Each line of the material must be repeated precisely, with the pictures left out.

━━━━━ Material

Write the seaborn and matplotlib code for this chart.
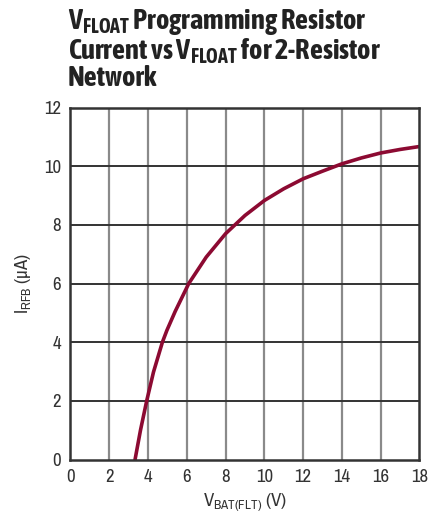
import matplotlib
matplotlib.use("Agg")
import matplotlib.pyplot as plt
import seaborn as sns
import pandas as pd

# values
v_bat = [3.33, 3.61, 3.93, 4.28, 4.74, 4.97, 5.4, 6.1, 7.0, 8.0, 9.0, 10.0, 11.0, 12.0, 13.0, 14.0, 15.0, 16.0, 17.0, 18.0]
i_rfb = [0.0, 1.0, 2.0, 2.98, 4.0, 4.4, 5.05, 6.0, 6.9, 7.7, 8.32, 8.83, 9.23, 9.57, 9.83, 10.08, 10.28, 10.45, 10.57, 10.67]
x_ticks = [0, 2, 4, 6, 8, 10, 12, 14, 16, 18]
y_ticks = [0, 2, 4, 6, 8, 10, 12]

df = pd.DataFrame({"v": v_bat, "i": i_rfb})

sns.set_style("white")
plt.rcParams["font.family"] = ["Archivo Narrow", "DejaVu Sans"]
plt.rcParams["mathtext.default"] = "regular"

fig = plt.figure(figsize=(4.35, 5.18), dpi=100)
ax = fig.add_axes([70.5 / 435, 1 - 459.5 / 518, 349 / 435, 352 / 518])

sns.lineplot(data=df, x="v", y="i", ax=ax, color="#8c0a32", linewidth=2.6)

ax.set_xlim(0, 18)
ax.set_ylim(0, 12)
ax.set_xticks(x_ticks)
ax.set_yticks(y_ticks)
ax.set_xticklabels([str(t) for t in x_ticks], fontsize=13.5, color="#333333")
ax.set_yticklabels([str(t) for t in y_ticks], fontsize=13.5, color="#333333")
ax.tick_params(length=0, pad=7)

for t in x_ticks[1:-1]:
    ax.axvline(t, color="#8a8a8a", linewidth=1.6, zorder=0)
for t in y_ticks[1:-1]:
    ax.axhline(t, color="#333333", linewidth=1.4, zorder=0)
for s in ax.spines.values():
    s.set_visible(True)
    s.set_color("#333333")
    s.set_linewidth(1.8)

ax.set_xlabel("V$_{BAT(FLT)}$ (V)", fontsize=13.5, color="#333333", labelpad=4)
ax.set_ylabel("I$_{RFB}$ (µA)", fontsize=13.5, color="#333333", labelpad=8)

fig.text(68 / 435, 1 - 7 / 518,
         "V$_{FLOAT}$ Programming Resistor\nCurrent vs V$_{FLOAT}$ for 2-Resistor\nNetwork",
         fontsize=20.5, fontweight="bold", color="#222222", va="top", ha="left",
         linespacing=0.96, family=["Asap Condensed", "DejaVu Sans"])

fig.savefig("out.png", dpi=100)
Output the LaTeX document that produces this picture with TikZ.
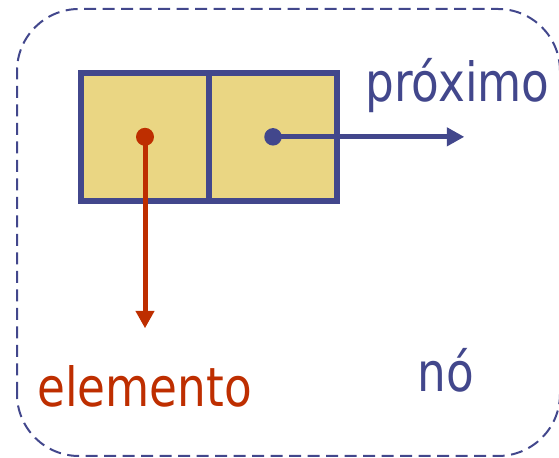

━━━━━━━━━━

• [Response]:
Write the seaborn and matplotlib code for this chart.
import matplotlib
matplotlib.use("Agg")
import matplotlib.pyplot as plt
import seaborn as sns
import pandas as pd

# values
v_bat = [3.33, 3.61, 3.93, 4.28, 4.74, 4.97, 5.4, 6.1, 7.0, 8.0, 9.0, 10.0, 11.0, 12.0, 13.0, 14.0, 15.0, 16.0, 17.0, 18.0]
i_rfb = [0.0, 1.0, 2.0, 2.98, 4.0, 4.4, 5.05, 6.0, 6.9, 7.7, 8.32, 8.83, 9.23, 9.57, 9.83, 10.08, 10.28, 10.45, 10.57, 10.67]
x_ticks = [0, 2, 4, 6, 8, 10, 12, 14, 16, 18]
y_ticks = [0, 2, 4, 6, 8, 10, 12]

df = pd.DataFrame({"v": v_bat, "i": i_rfb})

sns.set_style("white")
plt.rcParams["font.family"] = ["Archivo Narrow", "DejaVu Sans"]
plt.rcParams["mathtext.default"] = "regular"

fig = plt.figure(figsize=(4.35, 5.18), dpi=100)
ax = fig.add_axes([70.5 / 435, 1 - 459.5 / 518, 349 / 435, 352 / 518])

sns.lineplot(data=df, x="v", y="i", ax=ax, color="#8c0a32", linewidth=2.6)

ax.set_xlim(0, 18)
ax.set_ylim(0, 12)
ax.set_xticks(x_ticks)
ax.set_yticks(y_ticks)
ax.set_xticklabels([str(t) for t in x_ticks], fontsize=13.5, color="#333333")
ax.set_yticklabels([str(t) for t in y_ticks], fontsize=13.5, color="#333333")
ax.tick_params(length=0, pad=7)

for t in x_ticks[1:-1]:
    ax.axvline(t, color="#8a8a8a", linewidth=1.6, zorder=0)
for t in y_ticks[1:-1]:
    ax.axhline(t, color="#333333", linewidth=1.4, zorder=0)
for s in ax.spines.values():
    s.set_visible(True)
    s.set_color("#333333")
    s.set_linewidth(1.8)

ax.set_xlabel("V$_{BAT(FLT)}$ (V)", fontsize=13.5, color="#333333", labelpad=4)
ax.set_ylabel("I$_{RFB}$ (µA)", fontsize=13.5, color="#333333", labelpad=8)

fig.text(68 / 435, 1 - 7 / 518,
         "V$_{FLOAT}$ Programming Resistor\nCurrent vs V$_{FLOAT}$ for 2-Resistor\nNetwork",
         fontsize=20.5, fontweight="bold", color="#222222", va="top", ha="left",
         linespacing=0.96, family=["Asap Condensed", "DejaVu Sans"])

fig.savefig("out.png", dpi=100)
Output the LaTeX document that produces this picture with TikZ.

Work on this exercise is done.